Erano in corso ben 3 rapimenti delle BR, un turco aveva sparato al papa polacco, il governo si era dissolto sotto la pressione della P2, una loggia massonica ancora da scoprire, sulla quale ancora oggi, credetemi, si tace e si insabbia. Io ed i miei compagni di classe, avevamo gli esami di maturità, una prova durissima eppure ci fermammo tutti, tutta l’Italia aveva bisogno non di evasione, non di fuggire da qualcosa, ma di un sorriso, di una bella storia da raccontare, di un'immagine da vedere. Il 12 giugno, venerdì, non uscii di casa, ci si telefonava per sapere se le cose stavano cambiando, se il bambino era stato tratto in salvo. Si scambiavano opinioni su quell’unica immagine fissa che la televisione mandava di continuo. Ero in poltrona quando aperto il cunicolo parallelo il bambino era scivolato giù di altri 30 metri, ero in poltrona quando quel tipo magro magro, quell’Angelo Licheri alle 23 e 50 veniva calato nel cunicolo. Lui il bambino lo tocca, lo afferra, ma non riesce ad imbragarlo. Sta a testa in giù per tre quarti d’ora. Va giù pure un altro volontario, Donato Caruso e noi lì nel cuore della notte in attesa. La notte passa altalenante, tra speranze ed insuccessi erano due giorni che guardavamo la televisione. All’alba, dal microfono calato nel pozzo, quello attraverso il quale si sentiva “mamma mamma”, non arriva più nulla. Era sabato.

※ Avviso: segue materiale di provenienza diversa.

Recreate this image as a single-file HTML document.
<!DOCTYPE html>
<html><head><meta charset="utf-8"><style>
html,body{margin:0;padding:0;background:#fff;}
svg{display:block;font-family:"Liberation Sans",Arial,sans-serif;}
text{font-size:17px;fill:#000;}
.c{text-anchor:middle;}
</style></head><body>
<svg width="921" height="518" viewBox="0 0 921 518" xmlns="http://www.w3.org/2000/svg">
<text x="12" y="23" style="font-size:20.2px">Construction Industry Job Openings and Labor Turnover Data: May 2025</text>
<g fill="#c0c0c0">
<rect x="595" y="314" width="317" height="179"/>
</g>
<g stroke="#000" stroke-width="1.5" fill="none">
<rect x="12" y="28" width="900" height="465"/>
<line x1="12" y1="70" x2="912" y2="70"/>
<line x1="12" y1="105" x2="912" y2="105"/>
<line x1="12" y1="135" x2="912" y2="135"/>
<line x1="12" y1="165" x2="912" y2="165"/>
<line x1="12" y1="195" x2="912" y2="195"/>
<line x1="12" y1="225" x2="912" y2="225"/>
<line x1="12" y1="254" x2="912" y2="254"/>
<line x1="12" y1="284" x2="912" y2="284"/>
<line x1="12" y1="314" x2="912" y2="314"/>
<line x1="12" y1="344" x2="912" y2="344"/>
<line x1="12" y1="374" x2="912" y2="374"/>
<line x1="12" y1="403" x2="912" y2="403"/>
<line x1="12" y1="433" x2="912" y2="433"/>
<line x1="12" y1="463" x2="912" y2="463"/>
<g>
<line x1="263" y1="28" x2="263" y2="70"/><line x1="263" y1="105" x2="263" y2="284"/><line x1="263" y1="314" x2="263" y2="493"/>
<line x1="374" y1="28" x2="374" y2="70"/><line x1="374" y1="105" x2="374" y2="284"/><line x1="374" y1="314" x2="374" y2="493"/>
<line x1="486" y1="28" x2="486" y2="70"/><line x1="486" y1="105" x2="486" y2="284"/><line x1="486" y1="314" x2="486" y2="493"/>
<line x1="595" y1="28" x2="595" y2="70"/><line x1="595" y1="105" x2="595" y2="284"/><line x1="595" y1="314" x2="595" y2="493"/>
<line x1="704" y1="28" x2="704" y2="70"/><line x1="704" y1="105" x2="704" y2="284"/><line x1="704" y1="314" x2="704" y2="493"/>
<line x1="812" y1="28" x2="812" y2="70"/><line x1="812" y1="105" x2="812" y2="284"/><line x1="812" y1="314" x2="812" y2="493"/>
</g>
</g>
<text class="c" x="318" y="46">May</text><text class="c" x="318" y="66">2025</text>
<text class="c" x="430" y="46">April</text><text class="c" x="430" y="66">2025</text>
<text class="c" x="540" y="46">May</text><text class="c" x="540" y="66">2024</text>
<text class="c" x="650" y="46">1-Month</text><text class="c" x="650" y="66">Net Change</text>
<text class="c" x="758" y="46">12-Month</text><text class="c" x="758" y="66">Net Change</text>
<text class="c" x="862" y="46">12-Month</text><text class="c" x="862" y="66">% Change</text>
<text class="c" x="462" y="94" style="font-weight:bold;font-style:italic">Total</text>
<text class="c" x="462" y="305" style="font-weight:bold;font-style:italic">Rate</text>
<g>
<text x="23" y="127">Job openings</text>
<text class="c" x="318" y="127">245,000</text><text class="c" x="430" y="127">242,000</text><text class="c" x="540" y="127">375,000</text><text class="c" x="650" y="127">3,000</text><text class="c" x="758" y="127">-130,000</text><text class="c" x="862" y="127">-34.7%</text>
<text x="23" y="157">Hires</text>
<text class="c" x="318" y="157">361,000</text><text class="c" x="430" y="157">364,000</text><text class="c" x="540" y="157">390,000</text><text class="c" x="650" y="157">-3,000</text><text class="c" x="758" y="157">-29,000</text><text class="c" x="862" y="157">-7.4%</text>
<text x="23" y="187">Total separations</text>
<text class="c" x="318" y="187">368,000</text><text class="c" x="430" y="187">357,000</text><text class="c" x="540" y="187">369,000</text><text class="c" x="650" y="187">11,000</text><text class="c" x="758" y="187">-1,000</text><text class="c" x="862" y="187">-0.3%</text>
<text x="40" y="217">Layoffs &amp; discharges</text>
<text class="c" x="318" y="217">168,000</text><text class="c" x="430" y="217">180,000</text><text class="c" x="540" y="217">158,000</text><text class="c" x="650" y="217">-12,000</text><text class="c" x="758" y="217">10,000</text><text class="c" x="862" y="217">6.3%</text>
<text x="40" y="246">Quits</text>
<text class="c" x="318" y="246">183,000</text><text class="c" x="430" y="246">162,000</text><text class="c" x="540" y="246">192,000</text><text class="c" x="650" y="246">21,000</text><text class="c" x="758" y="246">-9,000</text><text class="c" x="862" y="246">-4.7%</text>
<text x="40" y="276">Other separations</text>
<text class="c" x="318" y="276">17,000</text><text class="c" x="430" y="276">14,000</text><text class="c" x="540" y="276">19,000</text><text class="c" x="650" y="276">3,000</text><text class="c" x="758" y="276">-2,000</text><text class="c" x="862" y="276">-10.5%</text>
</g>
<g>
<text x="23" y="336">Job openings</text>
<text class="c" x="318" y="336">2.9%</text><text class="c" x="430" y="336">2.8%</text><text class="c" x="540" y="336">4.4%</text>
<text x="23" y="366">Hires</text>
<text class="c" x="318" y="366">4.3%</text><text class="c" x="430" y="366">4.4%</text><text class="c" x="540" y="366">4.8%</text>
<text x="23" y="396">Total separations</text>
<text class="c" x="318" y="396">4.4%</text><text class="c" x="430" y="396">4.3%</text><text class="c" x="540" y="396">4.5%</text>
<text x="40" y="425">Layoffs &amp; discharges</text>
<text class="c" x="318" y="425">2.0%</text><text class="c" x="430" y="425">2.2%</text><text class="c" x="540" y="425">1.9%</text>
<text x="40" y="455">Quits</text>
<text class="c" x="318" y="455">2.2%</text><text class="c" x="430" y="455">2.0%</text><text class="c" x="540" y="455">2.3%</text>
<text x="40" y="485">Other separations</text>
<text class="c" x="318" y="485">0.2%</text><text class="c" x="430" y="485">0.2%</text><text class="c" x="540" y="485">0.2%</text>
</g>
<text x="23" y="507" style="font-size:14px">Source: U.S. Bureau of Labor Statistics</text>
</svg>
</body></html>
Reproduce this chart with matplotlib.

Ecco, forse scrivendo, dopo tanti anni, ho avuto modo di togliermi un peso, perché così come avrei sentito come un successo personale se lo avessero tirato fuori di lì, quando invece tutto fu perduto ho sentito forte l’amarezza e la sconfitta, mi sono sentito un intruso nella vita degli altri . Tutta quella gente, quei curiosi ma anche quei volenterosi, un evento di per se drammatico ma piccolo, tutto sommato privato, la TV lo fece diventare un fatto di coscienza, una coscienza che ancora oggi, stranamente, pesa.
Non aggiungo e non tolgo nulla ad una vicenda capitata in un momento strano che ha segnato il cambio di passo anche in Italia della televisione, del suo stare vicino ai fatti e del suo potere di farli diventare grandi o di farli scomparire. Non volevo aggiungere o togliere nulla alla verità, volevo solo mettere in gioco un ricordo.